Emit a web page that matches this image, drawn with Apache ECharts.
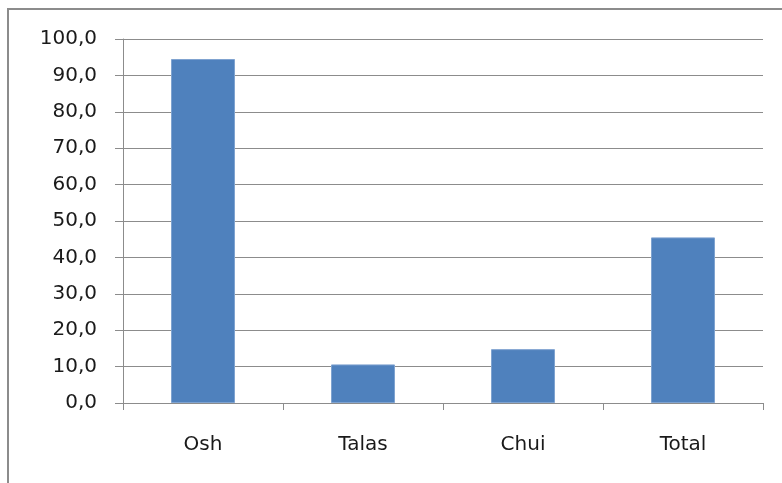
<!DOCTYPE html>
<html>
<head>
<meta charset="utf-8">
<script src="https://cdn.jsdelivr.net/npm/echarts@6/dist/echarts.min.js"></script>
<style>
  html, body { margin: 0; padding: 0; background: #fff; }
  #chart1 { width: 782px; height: 483px; }
</style>
</head>
<body>
<div id="chart1"></div>
<script>
// regions and shares
const regions = ["Osh", "Talas", "Chui", "Total"];
const values = [94.5, 10.6, 14.8, 45.5];
const yTicks = [0, 10, 20, 30, 40, 50, 60, 70, 80, 90, 100];

const chart = echarts.init(document.getElementById("chart1"));

const labelFont = "DejaVu Sans, sans-serif";

const option = {
  backgroundColor: "#fff",
  animation: false,
  graphic: [
    {
      type: "rect",
      shape: { x: 8, y: 9, width: 800, height: 500 },
      style: { fill: "none", stroke: "#8c8c8c", lineWidth: 2 },
    },
  ],
  grid: { left: 123, right: 19, top: 39, bottom: 80 },
  xAxis: {
    type: "category",
    data: regions,
    axisLine: { lineStyle: { color: "#8c8c8c" } },
    axisTick: { show: true, length: 7, lineStyle: { color: "#8c8c8c" } },
    axisLabel: {
      color: "#1a1a1a",
      fontSize: 20,
      fontFamily: labelFont,
      margin: 32,
    },
  },
  yAxis: {
    type: "value",
    min: yTicks[0],
    max: yTicks[yTicks.length - 1],
    interval: 10,
    axisLine: { show: true, lineStyle: { color: "#8c8c8c" } },
    axisTick: { show: true, length: 8, lineStyle: { color: "#8c8c8c" } },
    splitLine: { lineStyle: { color: "#8c8c8c" } },
    axisLabel: {
      color: "#1a1a1a",
      fontSize: 20,
      fontFamily: labelFont,
      margin: 26,
      formatter: (v) => v.toFixed(1).replace(".", ","),
    },
  },
  series: [
    {
      type: "bar",
      data: values,
      barWidth: "40%",
      itemStyle: { color: "#4f81bd", borderColor: "#7fa3d0", borderWidth: 1 },
    },
  ],
};

chart.setOption(option);
</script>
</body>
</html>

**********

• [Task instructions]
Repeat the listing in full and exactly. Do not include any images.

• [Written response]
Emit a web page that matches this image, drawn with Apache ECharts.
<!DOCTYPE html>
<html>
<head>
<meta charset="utf-8">
<script src="https://cdn.jsdelivr.net/npm/echarts@6/dist/echarts.min.js"></script>
<style>
  html, body { margin: 0; padding: 0; background: #fff; }
  #chart1 { width: 782px; height: 483px; }
</style>
</head>
<body>
<div id="chart1"></div>
<script>
// regions and shares
const regions = ["Osh", "Talas", "Chui", "Total"];
const values = [94.5, 10.6, 14.8, 45.5];
const yTicks = [0, 10, 20, 30, 40, 50, 60, 70, 80, 90, 100];

const chart = echarts.init(document.getElementById("chart1"));

const labelFont = "DejaVu Sans, sans-serif";

const option = {
  backgroundColor: "#fff",
  animation: false,
  graphic: [
    {
      type: "rect",
      shape: { x: 8, y: 9, width: 800, height: 500 },
      style: { fill: "none", stroke: "#8c8c8c", lineWidth: 2 },
    },
  ],
  grid: { left: 123, right: 19, top: 39, bottom: 80 },
  xAxis: {
    type: "category",
    data: regions,
    axisLine: { lineStyle: { color: "#8c8c8c" } },
    axisTick: { show: true, length: 7, lineStyle: { color: "#8c8c8c" } },
    axisLabel: {
      color: "#1a1a1a",
      fontSize: 20,
      fontFamily: labelFont,
      margin: 32,
    },
  },
  yAxis: {
    type: "value",
    min: yTicks[0],
    max: yTicks[yTicks.length - 1],
    interval: 10,
    axisLine: { show: true, lineStyle: { color: "#8c8c8c" } },
    axisTick: { show: true, length: 8, lineStyle: { color: "#8c8c8c" } },
    splitLine: { lineStyle: { color: "#8c8c8c" } },
    axisLabel: {
      color: "#1a1a1a",
      fontSize: 20,
      fontFamily: labelFont,
      margin: 26,
      formatter: (v) => v.toFixed(1).replace(".", ","),
    },
  },
  series: [
    {
      type: "bar",
      data: values,
      barWidth: "40%",
      itemStyle: { color: "#4f81bd", borderColor: "#7fa3d0", borderWidth: 1 },
    },
  ],
};

chart.setOption(option);
</script>
</body>
</html>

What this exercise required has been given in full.